0:00

Once you've loaded your data into R, then you might want to do is manipulate

that data, and so you can set it up to be a tidy data set.

Variables in the columns and observations in the rows, and

only the observations that you want to be able to analyze.

So this, first lec, part of this lecture is going to

recover some of the information that you've already seen about subsetting,

that you've probably seen in your R programming class, in

case you don't remember it off the top of your head.

So what I'm going to do, is I'm going to create a data frame here, and I'm going to

create that data frame with three variables that

they're labeled var one, var two, and var three.

And then what want to do is I'm actually going to scramble

up those variables so that they're not in a specific order.

And I'm going to make some of the values be missing.

So I'm going to make some of the values NA.

Once I've done all that, I see that this is the data set that I've created.

So, you can see in any of the

columns that the va, values aren't necessarily in order,

and you can see that for variable two,

there's a couple of missing values with the NAs.

So, the first thing that I can do is I can subset a specific

column by doing x comma one, where I have x open bracket comma one.

And what that'll do is actually open up just the first column of that data frame.

The other thing I can do is if I want to subset

by a column, I can again do x open bracket comma.

And then I can actually use the variable name

before the close bracket to subset just that column.

I can subset by both rows and columns at the same time.

So for example, this command here, x, open

bracket, one colon two, comma var two, will

actually output the first two rows of x, and the first and the second column of x.

So you could subset both on rows and columns at the same time.

So, the other thing is that you can do is you can subset using logical statements.

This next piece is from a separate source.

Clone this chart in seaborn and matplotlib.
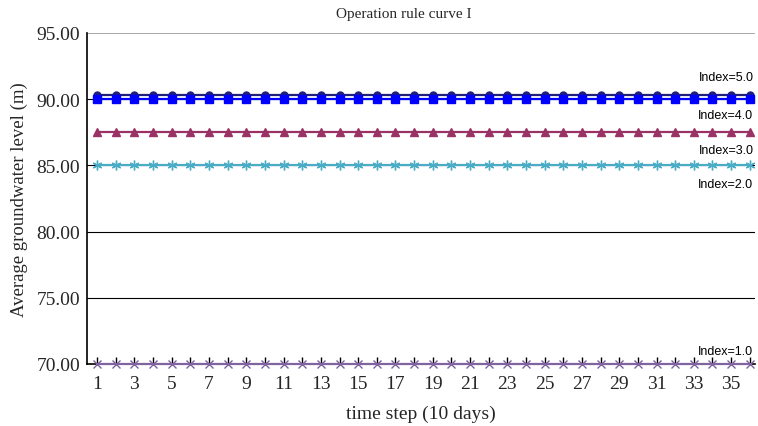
import matplotlib
matplotlib.use("Agg")
import matplotlib.pyplot as plt
from matplotlib.ticker import MultipleLocator, FixedLocator, FormatStrFormatter
import seaborn as sns
import pandas as pd

# time steps (10-day periods)
steps = list(range(1, 37))

# groundwater level for each rule index, per time step
index5 = [90.35, 90.35, 90.35, 90.35, 90.35, 90.35, 90.35, 90.35, 90.35, 90.35, 90.35, 90.35,
          90.35, 90.35, 90.35, 90.35, 90.35, 90.35, 90.35, 90.35, 90.35, 90.35, 90.35, 90.35,
          90.35, 90.35, 90.35, 90.35, 90.35, 90.35, 90.35, 90.35, 90.35, 90.35, 90.35, 90.35]
index4 = [90.0, 90.0, 90.0, 90.0, 90.0, 90.0, 90.0, 90.0, 90.0, 90.0, 90.0, 90.0,
          90.0, 90.0, 90.0, 90.0, 90.0, 90.0, 90.0, 90.0, 90.0, 90.0, 90.0, 90.0,
          90.0, 90.0, 90.0, 90.0, 90.0, 90.0, 90.0, 90.0, 90.0, 90.0, 90.0, 90.0]
index3 = [87.5, 87.5, 87.5, 87.5, 87.5, 87.5, 87.5, 87.5, 87.5, 87.5, 87.5, 87.5,
          87.5, 87.5, 87.5, 87.5, 87.5, 87.5, 87.5, 87.5, 87.5, 87.5, 87.5, 87.5,
          87.5, 87.5, 87.5, 87.5, 87.5, 87.5, 87.5, 87.5, 87.5, 87.5, 87.5, 87.5]
index2 = [85.0, 85.0, 85.0, 85.0, 85.0, 85.0, 85.0, 85.0, 85.0, 85.0, 85.0, 85.0,
          85.0, 85.0, 85.0, 85.0, 85.0, 85.0, 85.0, 85.0, 85.0, 85.0, 85.0, 85.0,
          85.0, 85.0, 85.0, 85.0, 85.0, 85.0, 85.0, 85.0, 85.0, 85.0, 85.0, 85.0]
index1 = [70.0, 70.0, 70.0, 70.0, 70.0, 70.0, 70.0, 70.0, 70.0, 70.0, 70.0, 70.0,
          70.0, 70.0, 70.0, 70.0, 70.0, 70.0, 70.0, 70.0, 70.0, 70.0, 70.0, 70.0,
          70.0, 70.0, 70.0, 70.0, 70.0, 70.0, 70.0, 70.0, 70.0, 70.0, 70.0, 70.0]

labels = ["Index=5.0", "Index=4.0", "Index=3.0", "Index=2.0", "Index=1.0"]
series = [index5, index4, index3, index2, index1]
colors = ["#1f1f7a", "#0000ff", "#993366", "#4bacc6", "#8064a2"]
markers = ["o", "s", "^", (6, 2, 0), "x"]
msizes = [5, 5.5, 5.5, 7, 5.5]

sns.set_theme(style="white")
plt.rcParams["font.family"] = ["Liberation Serif", "DejaVu Serif"]

fig = plt.figure(figsize=(7.58, 4.27), dpi=100)
ax = fig.add_axes([0.1148, 0.1452, 0.8812, 0.7752])

# horizontal reference lines
for yv in [75, 80, 85, 90]:
    ax.axhline(yv, color="black", lw=0.8, zorder=0)
ax.axhline(95, color="#999999", lw=1.2, zorder=0)

frames = []
for lab, vals in zip(labels, series):
    frames.append(pd.DataFrame({"step": steps, "level": vals, "rule": lab}))
df = pd.concat(frames, ignore_index=True)

for lab, col, mk, ms in zip(labels, colors, markers, msizes):
    sub = df[df["rule"] == lab]
    sns.lineplot(data=sub, x="step", y="level", ax=ax, color=col, marker=mk,
                 markersize=ms, markeredgecolor=col, markeredgewidth=1.0,
                 linewidth=1.6, legend=False)
for ln in ax.lines[5:]:
    ln.set_clip_on(False)
    ln.set_zorder(4)

# series labels at the right edge (offset in data units from each line)
label_offsets = [0.9, -0.75, -0.85, -0.95, 0.55]
for lab, vals, off in zip(labels, series, label_offsets):
    va = "bottom" if off > 0 else "top"
    ax.text(36.2, vals[-1] + off, lab, ha="right", va=va, fontsize=9,
            family=["Liberation Sans", "DejaVu Sans"], color="black")

ax.set_xlim(0.46, 36.28)
ax.set_ylim(70, 95)
ax.yaxis.set_major_locator(MultipleLocator(5))
ax.yaxis.set_major_formatter(FormatStrFormatter("%.2f"))
ax.xaxis.set_major_locator(FixedLocator(list(range(1, 37, 2))))
ax.xaxis.set_minor_locator(FixedLocator(list(range(2, 37, 2))))

for side in ["top", "right"]:
    ax.spines[side].set_visible(False)
ax.spines["left"].set_color("black")
ax.spines["bottom"].set_color("black")
ax.spines["left"].set_linewidth(1.2)
ax.spines["bottom"].set_linewidth(1.2)

ax.tick_params(axis="x", which="both", direction="in", length=5, width=1, color="black",
               labelsize=14, pad=8, bottom=True)
ax.tick_params(axis="y", which="major", direction="in", length=0, labelsize=14, pad=5, left=True)

ax.set_xlabel("time step (10 days)", fontsize=14, labelpad=9)
ax.set_ylabel("Average groundwater level (m)", fontsize=13.5, labelpad=6)
fig.text(0.533, 0.965, "Operation rule curve I", fontsize=11, ha="center", va="center")

fig.savefig("out.png", dpi=100)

So, for example, suppose I want to find out all the rows

of x where variable one is less than or equal to three.

And variable three is greater than 11, so to define

those rows I can pass it this logical argument like

that, to subsetting the rows and I end up with

just the rows where both of those conditions are met.

I can also use an or, so I can try to find the

places the rows where, variable one is less than or equal to three or,using

type command here variable three is greater than 15 ,and the result is this

data frame here where one or the other of those two conditions is met.

2:29

Finally, if I'm dealing with NA values subsetting on NAs

will not produce the actual rows, and so what you want to do, is you

want to use the which command, so if you use which, it will

return the indices where variable two is greater than eight in this case.

And so when it returns the indices where variable two is greater than

eight, it doesn't return the NAs, and so you can subset the data set.

Even dealing with the NAs that you might have.

3:18

And then the other thing you can do

is, when you're dealing with a variable that has

missing values, you can tell it to put all the NA values at the end of the sort.

So you can say, na.last equals TRUE.

The other thing that you can do is, you

can actually order a data frame by a particular variable.

So suppose that I want to order the data frame,

in other word I want to sort all of these rows.

By the values of variable one, so that the varia, values

of variable one are in increasing order as I go down.

So what I can do is take this function order and apply

it to that variable one, and then pass the results of that ordering

as the selection to the rows of the matrix x, and what that'll do is

reorder the rows so that variable one is in increasing order.

You can also order by multiple variables, so for

example, you can pass it variable one and variable

three and so what it'll do, is it will

first sort so variable one is in increasing order.

And then if there are multiple values of variable one that are the same,

it will sort the values of variable three in increasing order within those values.

So it sorts the first variable first, and the second variable in the first variable.

5:14

You can also add rows and columns to data frames,

quite straight forward process so you just basically say x of

variable four, so this is a variable that wasn't in

the data frame before, we are going to assign to that variable.

A new vector that that's random normal vector of length the

same dimension as the number of rows of the data set.

And then you can see that, that variable has

just been added to the data set like that.

Another way that you can do this is by using the cbind command,

so what that will do is it will take the data set, the data

frame x, and it will column-bind the new vector to [UNKNOWN] basically add

a column to basically add a column on the right hand side of x.

If I put these in any other order, if I put rnorm five here, and then put

x second, what it would do is it would bind that column to the left side of x.

Which is sort of intuitive.

If you want to bind the rows, you can use the rbind command.

So it's the same command, only with an r at the beginning.

And so if you put the rnorm at the end

what it'll do is it'll bind it to the bottom

of the data frame, and if you put it before,

it'll bind it to the top of the data frame.